**Aim**
In the listing below, identify each line with the word "matplotlib" and return those lines.

+===+

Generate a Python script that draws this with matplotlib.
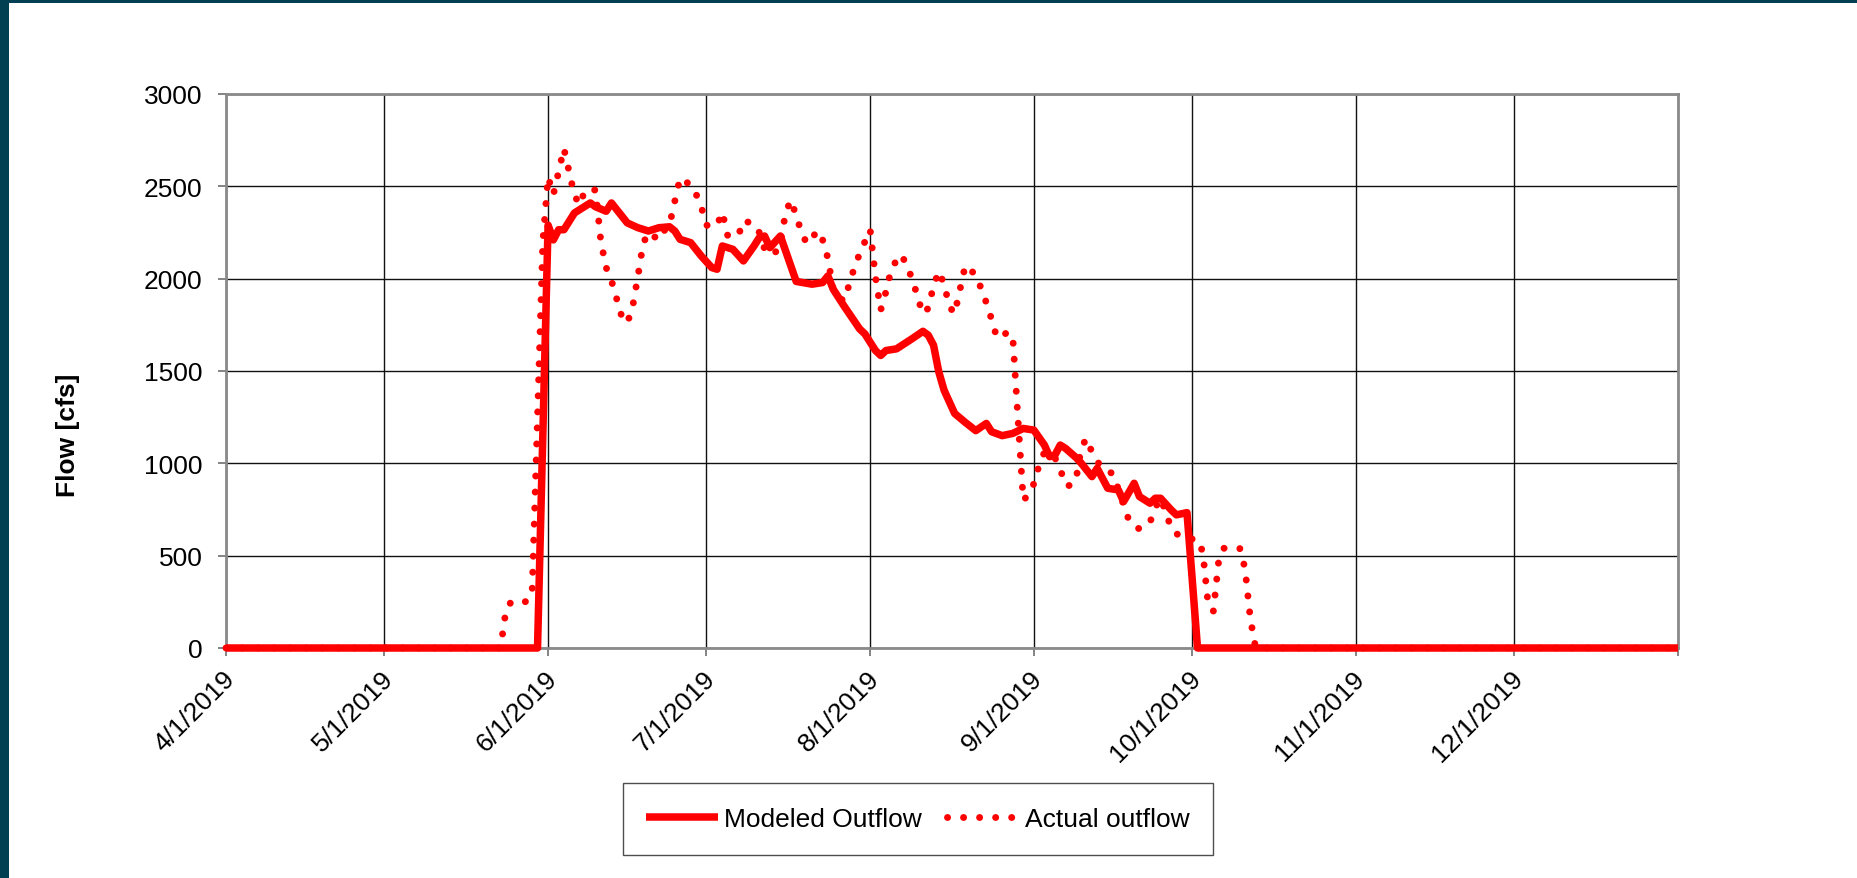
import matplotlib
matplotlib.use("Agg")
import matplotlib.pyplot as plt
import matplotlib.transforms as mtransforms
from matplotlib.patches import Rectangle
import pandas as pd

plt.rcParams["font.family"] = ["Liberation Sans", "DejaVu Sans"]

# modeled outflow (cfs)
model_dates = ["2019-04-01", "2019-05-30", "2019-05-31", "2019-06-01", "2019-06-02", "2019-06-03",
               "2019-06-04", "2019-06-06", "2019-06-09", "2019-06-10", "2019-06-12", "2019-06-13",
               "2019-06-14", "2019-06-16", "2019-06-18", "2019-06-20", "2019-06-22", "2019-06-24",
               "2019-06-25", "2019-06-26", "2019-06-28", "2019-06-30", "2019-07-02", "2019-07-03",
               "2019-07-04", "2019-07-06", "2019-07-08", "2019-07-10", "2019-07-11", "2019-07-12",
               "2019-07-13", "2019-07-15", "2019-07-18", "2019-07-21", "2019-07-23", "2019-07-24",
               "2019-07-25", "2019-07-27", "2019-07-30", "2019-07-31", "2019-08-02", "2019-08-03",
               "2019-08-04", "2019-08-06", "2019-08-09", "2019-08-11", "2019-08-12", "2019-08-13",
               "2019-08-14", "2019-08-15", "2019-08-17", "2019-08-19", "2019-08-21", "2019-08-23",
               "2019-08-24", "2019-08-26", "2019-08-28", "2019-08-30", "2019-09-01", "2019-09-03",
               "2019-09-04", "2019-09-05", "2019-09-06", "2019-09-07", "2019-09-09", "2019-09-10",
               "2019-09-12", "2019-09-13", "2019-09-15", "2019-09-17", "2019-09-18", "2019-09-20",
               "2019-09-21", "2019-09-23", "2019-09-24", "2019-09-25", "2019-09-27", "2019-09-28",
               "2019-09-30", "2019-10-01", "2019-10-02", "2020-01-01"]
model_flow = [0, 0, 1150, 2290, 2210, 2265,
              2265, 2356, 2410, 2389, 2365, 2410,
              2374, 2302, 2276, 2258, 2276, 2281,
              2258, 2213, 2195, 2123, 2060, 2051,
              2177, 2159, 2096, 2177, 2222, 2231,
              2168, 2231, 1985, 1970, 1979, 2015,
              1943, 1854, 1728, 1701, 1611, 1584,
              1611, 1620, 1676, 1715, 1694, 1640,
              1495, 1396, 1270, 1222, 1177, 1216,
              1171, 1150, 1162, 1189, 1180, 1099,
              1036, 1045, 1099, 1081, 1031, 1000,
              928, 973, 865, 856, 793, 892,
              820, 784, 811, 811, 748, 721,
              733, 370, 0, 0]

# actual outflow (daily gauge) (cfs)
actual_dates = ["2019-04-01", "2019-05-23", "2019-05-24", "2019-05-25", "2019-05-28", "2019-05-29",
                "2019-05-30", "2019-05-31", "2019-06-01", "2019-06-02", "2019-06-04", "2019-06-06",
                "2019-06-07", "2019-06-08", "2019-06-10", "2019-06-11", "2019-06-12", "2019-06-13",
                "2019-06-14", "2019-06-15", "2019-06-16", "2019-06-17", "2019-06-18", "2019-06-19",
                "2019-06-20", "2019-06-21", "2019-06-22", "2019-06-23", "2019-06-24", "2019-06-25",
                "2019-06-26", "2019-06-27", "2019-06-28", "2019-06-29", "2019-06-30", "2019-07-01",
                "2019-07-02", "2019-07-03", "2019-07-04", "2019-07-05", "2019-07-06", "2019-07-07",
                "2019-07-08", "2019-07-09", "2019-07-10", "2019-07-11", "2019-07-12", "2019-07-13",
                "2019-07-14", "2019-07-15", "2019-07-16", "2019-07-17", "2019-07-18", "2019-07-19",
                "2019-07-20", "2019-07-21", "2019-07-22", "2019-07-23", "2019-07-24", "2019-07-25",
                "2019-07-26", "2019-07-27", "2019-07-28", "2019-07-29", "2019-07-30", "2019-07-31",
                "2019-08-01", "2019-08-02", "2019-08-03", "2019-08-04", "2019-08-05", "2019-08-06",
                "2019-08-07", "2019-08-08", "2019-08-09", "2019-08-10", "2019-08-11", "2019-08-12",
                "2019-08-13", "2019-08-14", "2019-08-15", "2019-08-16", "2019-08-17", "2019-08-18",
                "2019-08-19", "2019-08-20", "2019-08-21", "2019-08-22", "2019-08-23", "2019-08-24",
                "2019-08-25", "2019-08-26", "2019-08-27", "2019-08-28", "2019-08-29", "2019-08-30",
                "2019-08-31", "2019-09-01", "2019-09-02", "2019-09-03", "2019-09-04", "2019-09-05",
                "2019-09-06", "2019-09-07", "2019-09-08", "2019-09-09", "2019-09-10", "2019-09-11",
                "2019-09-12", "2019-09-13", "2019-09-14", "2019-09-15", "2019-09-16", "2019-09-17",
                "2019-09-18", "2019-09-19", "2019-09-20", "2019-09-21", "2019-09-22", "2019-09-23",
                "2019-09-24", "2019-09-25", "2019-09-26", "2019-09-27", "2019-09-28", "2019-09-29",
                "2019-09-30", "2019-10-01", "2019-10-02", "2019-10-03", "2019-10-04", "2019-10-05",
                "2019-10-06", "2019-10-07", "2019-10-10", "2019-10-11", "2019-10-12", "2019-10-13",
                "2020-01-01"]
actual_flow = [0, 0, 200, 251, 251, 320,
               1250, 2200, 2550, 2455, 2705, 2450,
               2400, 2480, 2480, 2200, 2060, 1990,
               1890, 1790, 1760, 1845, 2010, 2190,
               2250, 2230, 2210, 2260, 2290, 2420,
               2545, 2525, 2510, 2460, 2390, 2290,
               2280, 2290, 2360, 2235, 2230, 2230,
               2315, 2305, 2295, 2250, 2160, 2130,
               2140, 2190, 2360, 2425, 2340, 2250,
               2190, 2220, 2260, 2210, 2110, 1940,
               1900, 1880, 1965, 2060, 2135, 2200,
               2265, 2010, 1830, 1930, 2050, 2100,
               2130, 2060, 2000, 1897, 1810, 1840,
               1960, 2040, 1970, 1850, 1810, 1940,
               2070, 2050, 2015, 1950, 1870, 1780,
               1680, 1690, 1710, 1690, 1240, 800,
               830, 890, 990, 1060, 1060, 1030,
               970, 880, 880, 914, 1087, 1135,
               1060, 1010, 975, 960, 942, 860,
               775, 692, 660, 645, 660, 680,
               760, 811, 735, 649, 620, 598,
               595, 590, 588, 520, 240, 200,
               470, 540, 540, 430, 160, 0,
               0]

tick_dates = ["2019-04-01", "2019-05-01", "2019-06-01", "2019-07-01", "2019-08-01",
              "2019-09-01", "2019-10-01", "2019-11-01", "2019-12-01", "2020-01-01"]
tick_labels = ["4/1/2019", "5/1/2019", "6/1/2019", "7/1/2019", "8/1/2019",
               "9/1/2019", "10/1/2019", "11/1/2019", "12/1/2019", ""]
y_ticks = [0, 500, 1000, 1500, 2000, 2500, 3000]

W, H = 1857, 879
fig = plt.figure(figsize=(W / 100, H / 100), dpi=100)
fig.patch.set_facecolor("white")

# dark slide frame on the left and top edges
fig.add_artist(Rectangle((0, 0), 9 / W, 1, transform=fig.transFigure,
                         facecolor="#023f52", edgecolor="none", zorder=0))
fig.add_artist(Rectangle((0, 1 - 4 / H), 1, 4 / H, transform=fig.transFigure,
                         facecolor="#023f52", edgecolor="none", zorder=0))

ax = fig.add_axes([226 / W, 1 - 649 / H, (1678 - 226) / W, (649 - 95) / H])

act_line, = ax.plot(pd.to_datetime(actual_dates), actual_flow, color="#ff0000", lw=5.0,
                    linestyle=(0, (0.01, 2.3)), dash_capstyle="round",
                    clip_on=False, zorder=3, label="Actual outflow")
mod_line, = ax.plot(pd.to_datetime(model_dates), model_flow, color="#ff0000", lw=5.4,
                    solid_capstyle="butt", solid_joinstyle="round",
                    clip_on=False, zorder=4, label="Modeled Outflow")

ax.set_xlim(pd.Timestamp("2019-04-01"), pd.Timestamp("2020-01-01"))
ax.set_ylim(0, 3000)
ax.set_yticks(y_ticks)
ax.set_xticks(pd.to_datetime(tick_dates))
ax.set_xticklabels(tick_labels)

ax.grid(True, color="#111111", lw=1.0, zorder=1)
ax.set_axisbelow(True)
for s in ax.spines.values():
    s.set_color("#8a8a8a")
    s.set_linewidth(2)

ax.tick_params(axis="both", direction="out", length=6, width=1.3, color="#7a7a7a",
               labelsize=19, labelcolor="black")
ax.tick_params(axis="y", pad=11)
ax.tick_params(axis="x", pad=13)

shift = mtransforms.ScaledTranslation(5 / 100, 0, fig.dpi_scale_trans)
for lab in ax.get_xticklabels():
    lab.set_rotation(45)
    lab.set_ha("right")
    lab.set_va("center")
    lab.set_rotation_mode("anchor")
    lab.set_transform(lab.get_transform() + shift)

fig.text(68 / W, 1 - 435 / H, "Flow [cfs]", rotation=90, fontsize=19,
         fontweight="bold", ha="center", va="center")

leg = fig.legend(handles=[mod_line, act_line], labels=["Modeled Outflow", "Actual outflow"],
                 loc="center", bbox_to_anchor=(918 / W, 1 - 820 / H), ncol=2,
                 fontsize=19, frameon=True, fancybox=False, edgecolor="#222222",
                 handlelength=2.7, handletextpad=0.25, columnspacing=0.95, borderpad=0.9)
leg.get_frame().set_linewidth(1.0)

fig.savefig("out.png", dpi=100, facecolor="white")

+===+

**Reply to the task**
Generate a Python script that draws this with matplotlib.
import matplotlib
matplotlib.use("Agg")
import matplotlib.pyplot as plt
import matplotlib.transforms as mtransforms
from matplotlib.patches import Rectangle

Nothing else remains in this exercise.